# SD-Zero：通过自我修订将二元奖励转化为密集监督

- 来源：HuggingFace Daily Papers（社区热门论文）
- 发布时间：2026-04-14 03:46
- AIHOT 链接：https://aihot.virxact.com/items/cmo1wbeci00aqslbaje64eppl
- 原文链接：https://arxiv.org/abs/2604.12002

## AI 摘要

研究团队提出SD-Zero训练方法，通过让单一模型同时充当生成器和修订者，将二元奖励转化为密集的词元级自我监督。该方法无需外部教师或高质量演示，在数学与代码推理任务中，基于Qwen3-4B-Instruct和Olmo-3-7B-Instruct实现性能提升超10%，训练效率显著优于GRPO等强化学习基线。算法展现出词元级自定位与迭代自我进化特性，修订者能精准识别需修正的关键词元，并持续将修正能力蒸馏回生成器。

## 正文

Current post-training methods in verifiable settings fall into two categories. Reinforcement learning (RLVR) relies on binary rewards, which are broadly applicable and powerful, but provide only sparse supervision during training. Distillation provides dense token-level supervision, typically obtained from an external teacher or using high-quality demonstrations. Collecting such supervision can be costly or unavailable. We propose Self-Distillation Zero (SD-Zero), a method that is substantially more training sample-efficient than RL and does not require an external teacher or high-quality demonstrations. SD-Zero trains a single model to play two roles: a Generator, which produces an initial response, and a Reviser, which conditions on that response and its binary reward to produce an improved response.
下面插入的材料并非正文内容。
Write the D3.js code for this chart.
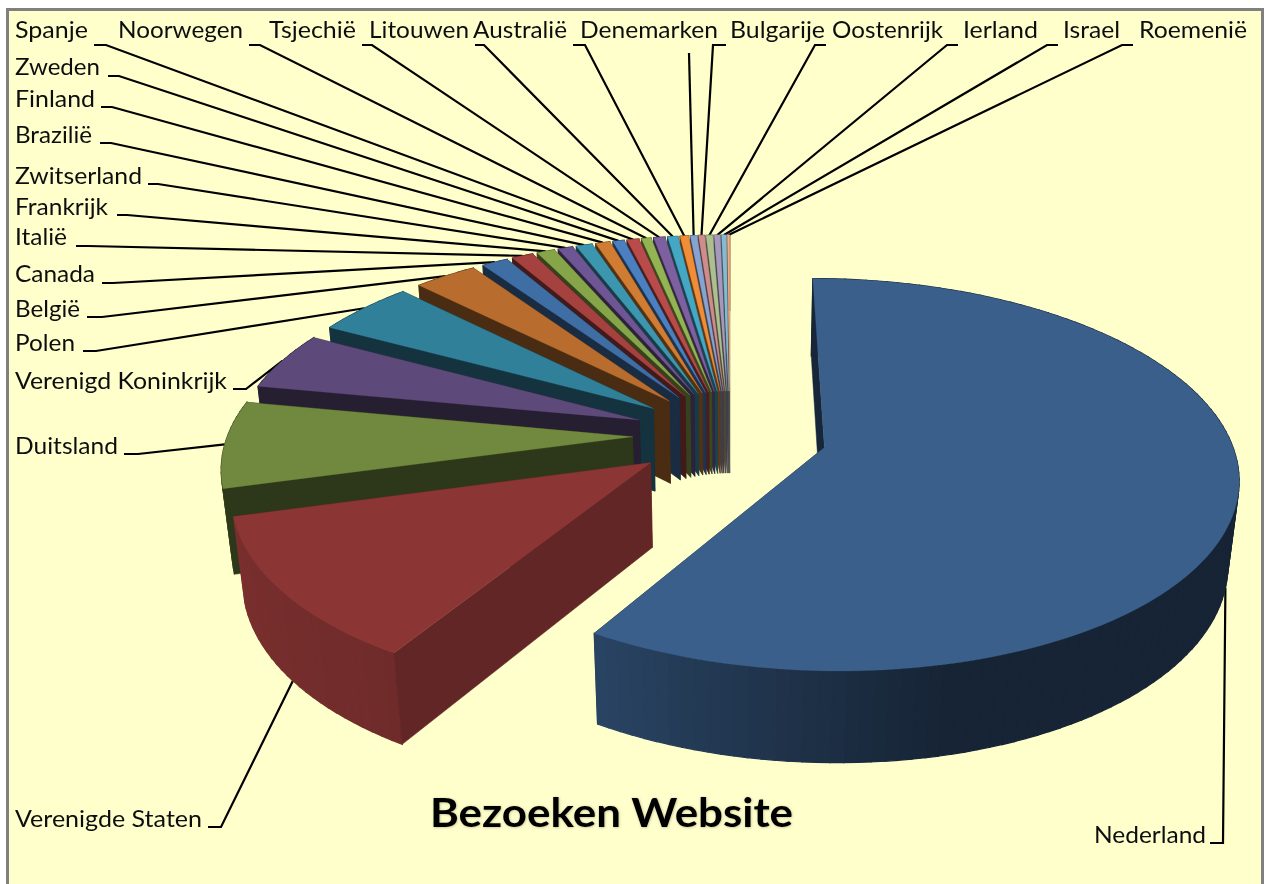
<!DOCTYPE html>
<html>
<head>
<meta charset="utf-8">
<script src="https://cdn.jsdelivr.net/npm/d3@7"></script>
<style>
  html, body { margin: 0; padding: 0; background: #fff; }
  text { font-family: Lato, "Open Sans", sans-serif; fill: #111; }
</style>
</head>
<body>
<svg id="chart" width="1265" height="884"></svg>
<script>
// data
const countries = ["Nederland", "Verenigde Staten", "Duitsland", "Verenigd Koninkrijk", "Polen", "België",
  "Canada", "Italië", "Frankrijk", "Zwitserland", "Brazilië", "Finland", "Zweden", "Spanje", "Noorwegen",
  "Tsjechië", "Litouwen", "Australië", "Denemarken", "Bulgarije", "Oostenrijk", "Ierland", "Israel", "Roemenië"];
const visits = [2110, 430, 260, 175, 165, 105, 44, 36, 30, 25, 27, 24, 19, 20, 16, 19, 17, 14, 11, 10, 11, 10, 8, 4];
const chartTitle = "Bezoeken Website";

const sliceColors = ["#3a5f8b", "#8b3635", "#71893f", "#5e4a7a", "#31809a", "#b86d2e",
  "#3f6ea5", "#a5423f", "#86a548", "#6e5593", "#3d96b0", "#d07c32",
  "#4a80c0", "#b94c4a", "#93b452", "#7c60a0", "#44a8c5", "#f18c37",
  "#87a3cf", "#cd8d8c", "#abc08e", "#a699bc", "#85bbd0", "#f4ae81"];

// label layout, same order as countries: text start, text end, baseline, stub start, stub end, stub y
const labelLayout = [
  [1094, 1206, 843, 1210, 1223, 843],
  [15, 202, 827, 208, 221, 827],
  [15, 118, 454, 124, 138, 454],
  [15, 227, 389, 233, 246, 389],
  [15, 75, 351, 83, 96, 351],
  [15, 80, 317, 87, 102, 317],
  [15, 95, 282, 102, 113, 283],
  [15, 67, 245, 76, 88, 246],
  [15, 108, 215, 117, 127, 215],
  [15, 142, 184, 148, 158, 184],
  [15, 92, 143, 100, 111, 143],
  [15, 95, 107, 101, 112, 107],
  [15, 100, 75, 108, 119, 76],
  [15, 88, 38, 94, 106, 45],
  [118, 243, 38, 249, 260, 45],
  [269, 356, 38, 362, 372, 45],
  [369, 469, 38, 475, 484, 45],
  [473, 567, 38, 573, 585, 45],
  [580, 718, 38, 689, 689, 53],
  [730, 825, 38, 726, 713, 45],
  [832, 943, 38, 826, 815, 45],
  [963, 1038, 38, 958, 947, 45],
  [1063, 1120, 38, 1058, 1047, 45],
  [1139, 1247, 38, 1133, 1122, 45]
];

// the perspective of the 3D pie
const cx = 730, cy = 435, kx = 405, ky = 188.9, persp = 0.138, depth = 85.5, depthPersp = 0.022;
const explode = 0.24;

function project(X, Y, Z) {
  const w = 1 - persp * Y + depthPersp * Z;
  return [cx + kx * X / w, cy + (ky * Y + depth * Z) / w];
}

const pie = d3.pie().sort(null);
const arcs = pie(visits);

const svg = d3.select("#chart");
const line = d3.line();

const defs = svg.append("defs");
defs.append("filter").attr("id", "soft").append("feGaussianBlur").attr("stdDeviation", 0.35);
const glow = defs.append("filter").attr("id", "titleShadow")
  .attr("x", "-5%").attr("y", "-20%").attr("width", "110%").attr("height", "140%");
glow.append("feDropShadow").attr("dx", 0.5).attr("dy", 0.5).attr("stdDeviation", 1)
  .attr("flood-color", "#4a4a30").attr("flood-opacity", 0.4);

svg.append("rect").attr("x", 7.5).attr("y", 9.5).attr("width", 1255).attr("height", 890)
  .attr("fill", "#ffffcc").attr("stroke", "#808080").attr("stroke-width", 3);

const leaders = svg.append("g").attr("filter", "url(#soft)");
const slices = svg.append("g");
const labels = svg.append("g").attr("filter", "url(#soft)");

function rimPoint(d, angle, Z) {
  const mid = (d.startAngle + d.endAngle) / 2;
  return project(explode * Math.sin(mid) + Math.sin(angle), -explode * Math.cos(mid) - Math.cos(angle), Z);
}
function apexPoint(d, Z) {
  const mid = (d.startAngle + d.endAngle) / 2;
  return project(explode * Math.sin(mid), -explode * Math.cos(mid), Z);
}
function arcAngles(d) {
  const n = Math.max(2, Math.ceil((d.endAngle - d.startAngle) / 0.03));
  return d3.range(n + 1).map(i => d.startAngle + (d.endAngle - d.startAngle) * i / n);
}
const nlShade = d3.scaleLinear().domain([0, 2.9, 3.68]).range([0.38, 0.38, 0.72]).clamp(true);
const vsShade = d3.scaleLinear().domain([3.68, 4.43]).range([0.8, 0.88]);

function outerShade(i, a) {
  if (i == 0) return nlShade(a);
  if (i == 1) return vsShade(a);
  return 0.5;
}
function darken(color, f) {
  const c = d3.rgb(color);
  return d3.rgb(c.r * f, c.g * f, c.b * f).formatHex();
}
function radialWall(g, d, a, fill) {
  g.append("path")
    .attr("d", line([apexPoint(d, 0), rimPoint(d, a, 0), rimPoint(d, a, 1), apexPoint(d, 1)]) + "Z")
    .attr("fill", fill).attr("stroke", fill).attr("stroke-width", 0.5);
}

function drawSlice(d, i) {
  const g = slices.append("g").attr("class", "slice");
  const color = sliceColors[i];
  const wall = darken(color, i == 1 ? 0.71 : 0.4);

  radialWall(g, d, d.endAngle, wall);

  const steps = arcAngles(d);
  for (let j = 0; j < steps.length - 1; j++) {
    const f = darken(color, outerShade(i, steps[j]));
    g.append("path")
      .attr("d", line([rimPoint(d, steps[j], 0), rimPoint(d, steps[j + 1], 0), rimPoint(d, steps[j + 1], 1), rimPoint(d, steps[j], 1)]) + "Z")
      .attr("fill", f).attr("stroke", f).attr("stroke-width", 1.2);
  }

  radialWall(g, d, d.startAngle, wall);

  const top = [apexPoint(d, 0)].concat(steps.map(a => rimPoint(d, a, 0)));
  g.append("path").attr("d", line(top) + "Z").attr("fill", color).attr("stroke", color).attr("stroke-width", 0.3);
}

// back to front: Nederland, then the small slices down to the big red one
drawSlice(arcs[0], 0);
for (let i = arcs.length - 1; i >= 1; i--) drawSlice(arcs[i], i);

// labels and leader lines
arcs.forEach((d, i) => {
  const l = labelLayout[i];
  const mid = (d.startAngle + d.endAngle) / 2;
  const anchor = rimPoint(d, mid, Math.cos(mid) < -0.2 ? 1 : 0);
  leaders.append("path")
    .attr("d", line([[l[3], l[5]], [l[4], l[5]], anchor]))
    .attr("fill", "none").attr("stroke", "#000").attr("stroke-width", 2.2);
  labels.append("text")
    .attr("x", l[0]).attr("y", l[2])
    .attr("font-size", 24)
    .attr("textLength", l[1] - l[0]).attr("lengthAdjust", "spacingAndGlyphs")
    .text(countries[i]);
});

svg.append("text")
  .attr("x", 430).attr("y", 827)
  .attr("font-size", 41).attr("font-weight", "bold")
  .attr("textLength", 363).attr("lengthAdjust", "spacingAndGlyphs")
  .attr("filter", "url(#titleShadow)")
  .style("fill", "#000")
  .text(chartTitle);
</script>
</body>
</html>
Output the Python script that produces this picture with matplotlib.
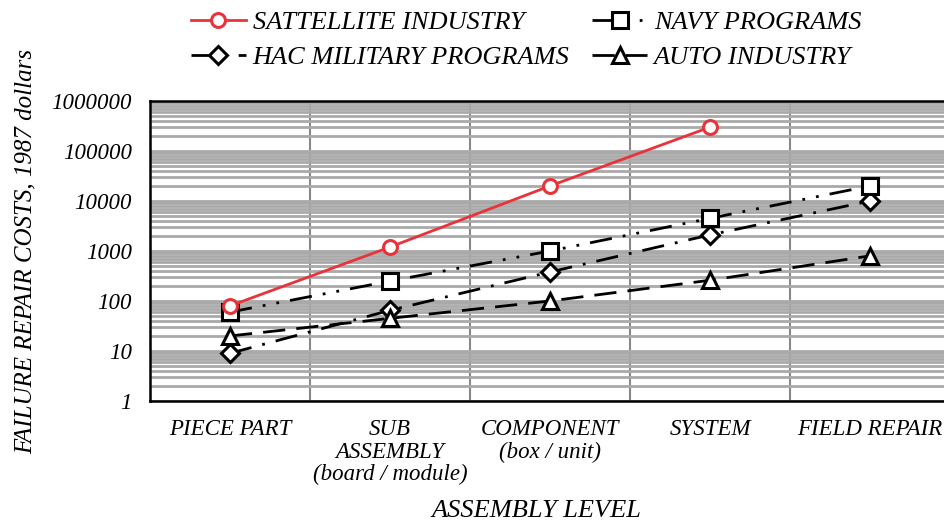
import matplotlib
matplotlib.use("Agg")
import matplotlib.pyplot as plt
from matplotlib.ticker import LogLocator, FixedLocator, NullFormatter, FixedFormatter

categories = ["PIECE PART", "SUB\nASSEMBLY\n(board / module)", "COMPONENT\n(box / unit)", "SYSTEM", "FIELD REPAIR"]
satellite = [80, 1200, 20000, 300000]
navy = [60, 250, 1000, 4500, 20000]
hac = [9, 65, 380, 2100, 10000]
auto = [20, 45, 100, 260, 800]
ytick_vals = [1, 10, 100, 1000, 10000, 100000, 1000000]
ytick_labels = ["1", "10", "100", "1000", "10000", "100000", "1000000"]

plt.rcParams['font.family'] = ['Liberation Serif', 'DejaVu Serif']
plt.rcParams['font.style'] = 'italic'

fig = plt.figure(figsize=(9.44, 5.23), dpi=100)
ax = fig.add_axes([150/944, 1-401/523, 800/944, 300/523])

x_all = list(range(len(categories)))
ax.plot(x_all[:len(satellite)], satellite, color='#e8333a', lw=2, marker='o', ms=10,
        mfc='white', mec='#e8333a', mew=2.2, label='SATTELLITE INDUSTRY', zorder=5)
ax.plot(x_all, hac, color='black', lw=2, ls=(0, (8, 4, 1, 4)), marker='D', ms=9,
        mfc='white', mec='black', mew=2.2, label='HAC MILITARY PROGRAMS', zorder=4)
ax.plot(x_all, navy, color='black', lw=2, ls=(0, (8, 4, 1, 4, 1, 4)), marker='s', ms=11,
        mfc='white', mec='black', mew=2.2, label='NAVY PROGRAMS', zorder=4)
ax.plot(x_all, auto, color='black', lw=2, ls=(0, (8, 4)), marker='^', ms=11,
        mfc='white', mec='black', mew=2.2, label='AUTO INDUSTRY', zorder=4)

ax.set_yscale('log')
ax.set_ylim(1, 1000000)
ax.set_xlim(-0.5, len(categories) - 0.5)
ax.yaxis.set_major_locator(FixedLocator(ytick_vals))
ax.yaxis.set_major_formatter(FixedFormatter(ytick_labels))
ax.yaxis.set_minor_locator(LogLocator(base=10, subs=range(2, 10)))
ax.yaxis.set_minor_formatter(NullFormatter())
ax.set_xticks(x_all)
ax.set_xticklabels(categories, fontsize=16.5, va='top', linespacing=1.1)
ax.set_xticks([i + 0.5 for i in x_all[:-1]], minor=True)

ax.grid(axis='y', which='both', color='#a9a9a9', lw=2, zorder=0)
ax.grid(axis='x', which='minor', color='#888888', lw=1.5, zorder=0)
ax.grid(axis='x', which='major', visible=False)
ax.set_axisbelow(True)
ax.tick_params(axis='both', which='both', length=0)
ax.tick_params(axis='x', pad=13)
ax.tick_params(axis='y', labelsize=16.5, pad=13)
for s in ax.spines.values():
    s.set_linewidth(1.8)

ax.set_ylabel("FAILURE REPAIR COSTS, 1987 dollars", fontsize=18, labelpad=11)
ax.set_xlabel("ASSEMBLY LEVEL", fontsize=19, labelpad=12)
ax.xaxis.set_label_coords(0.483, -0.33)

ax.legend(loc='lower center', bbox_to_anchor=(0.47, 1.07), ncol=2, frameon=False,
          fontsize=19, handlelength=2.1, columnspacing=0.85, handletextpad=0.25,
          labelspacing=0.45, borderaxespad=0)

fig.savefig("out.png", dpi=100)
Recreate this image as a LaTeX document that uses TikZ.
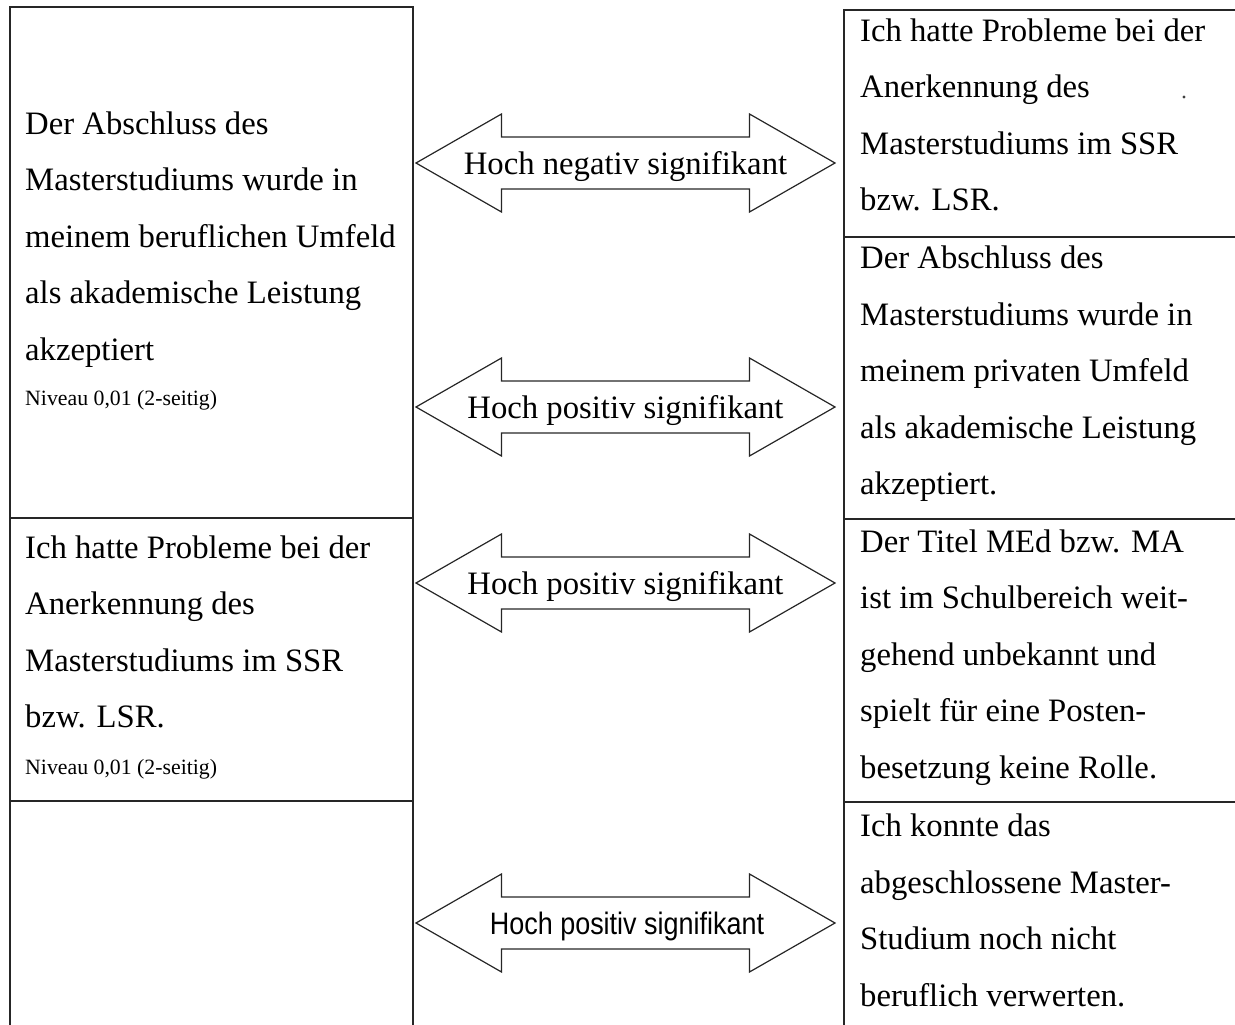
\documentclass[tikz,border=0pt]{standalone}
\usepackage{fontspec}
\setmainfont{Liberation Serif}
\newfontfamily\narrowsans[FakeStretch=0.87]{Liberation Sans}
\begin{document}
\begin{tikzpicture}[x=1pt,y=-1pt,
  frame/.style={draw=black!85,line width=1.4pt},
  % multi-line blocks are placed by the baseline of their last line
  boxtext/.style={inner sep=0pt,anchor=base west,align=left,
    font=\fontsize{32.7}{56.5}\selectfont},
  smalltext/.style={inner sep=0pt,anchor=base west,
    font=\fontsize{21.8}{26}\selectfont},
  arrowlabel/.style={inner sep=0pt,anchor=base,
    font=\fontsize{32.7}{40}\selectfont},
  biarrow/.pic={
    \draw[frame,line width=1.2pt,line join=miter]
      (-209.5,0) -- (-124,-49) -- (-124,-26) -- (124,-26) -- (124,-49)
      -- (209.5,0) -- (124,49) -- (124,26) -- (-124,26) -- (-124,49) -- cycle;
  }]
\useasboundingbox (0,0) rectangle (1235,1025);

% left column
\draw[frame] (10,7) rectangle (413,518);
\draw[frame] (10,518) rectangle (413,801);
\draw[frame] (10,801) rectangle (413,1040);
% right column (runs past the right edge)
\draw[frame] (844,10) rectangle (1245,237);
\draw[frame] (844,237) rectangle (1245,519);
\draw[frame] (844,519) rectangle (1245,802);
\draw[frame] (844,802) rectangle (1245,1040);

% left texts
\node[boxtext] (l1) at (25,360) {Der Abschluss des\\Masterstudiums wurde in\\meinem beruflichen Umfeld\\als akademische Leistung\\akzeptiert};
\node[smalltext] (l1n) at (25,405) {Niveau 0,01 (2-seitig)};
\node[boxtext] (l2) at (25,727.5) {Ich hatte Probleme bei der\\Anerkennung des\\Masterstudiums im SSR\\bzw. LSR.};
\node[smalltext] (l2n) at (25,774) {Niveau 0,01 (2-seitig)};

% right texts
\node[boxtext] (r1) at (860,210.5) {Ich hatte Probleme bei der\\Anerkennung des\\Masterstudiums im SSR\\bzw. LSR.};
\node[boxtext] (r2) at (860,494.5) {Der Abschluss des\\Masterstudiums wurde in\\meinem privaten Umfeld\\als akademische Leistung\\akzeptiert.};
\node[boxtext] (r3) at (860,778) {Der Titel MEd bzw. MA\\ist im Schulbereich weit-\\gehend unbekannt und\\spielt für eine Posten-\\besetzung keine Rolle.};
\node[boxtext] (r4) at (860,1006) {Ich konnte das\\abgeschlossene Master-\\Studium noch nicht\\beruflich verwerten.};
\fill[black!75] (1184,97) circle (1.7);

% double arrows with their labels
\pic at (625.5,163) {biarrow};
\node[arrowlabel] (a1) at (625.5,174) {Hoch negativ signifikant};
\pic at (625.5,407) {biarrow};
\node[arrowlabel] (a2) at (625.5,418) {Hoch positiv signifikant};
\pic at (625.5,583) {biarrow};
\node[arrowlabel] (a3) at (625.5,594) {Hoch positiv signifikant};
\pic at (625.5,923) {biarrow};
\node[arrowlabel,font=\narrowsans\fontsize{31}{36}\selectfont] (a4) at (627,934) {Hoch positiv signifikant};
\end{tikzpicture}
\end{document}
We then perform on-policy self-distillation to distill the reviser into the generator, using the reviser's token distributions conditioned on the generator's response and its reward as supervision. In effect, SD-Zero trains the model to transform binary rewards into dense token-level self-supervision. On math and code reasoning benchmarks with Qwen3-4B-Instruct and Olmo-3-7B-Instruct, SD-Zero improves performance by at least 10% over the base models and outperforms strong baselines, including Rejection Fine-Tuning (RFT), GRPO, and Self-Distillation Fine-Tuning (SDFT), under the same question set and training sample budget. Extensive ablation studies show two novel characteristics of our proposed algorithm: (a) token-level self-localization, where the reviser can identify the key tokens that need to be revised in the generator's response based on reward, and (b) iterative self-evolution, where the improving ability to revise answers can be distilled back into generation performance with regular teacher synchronization.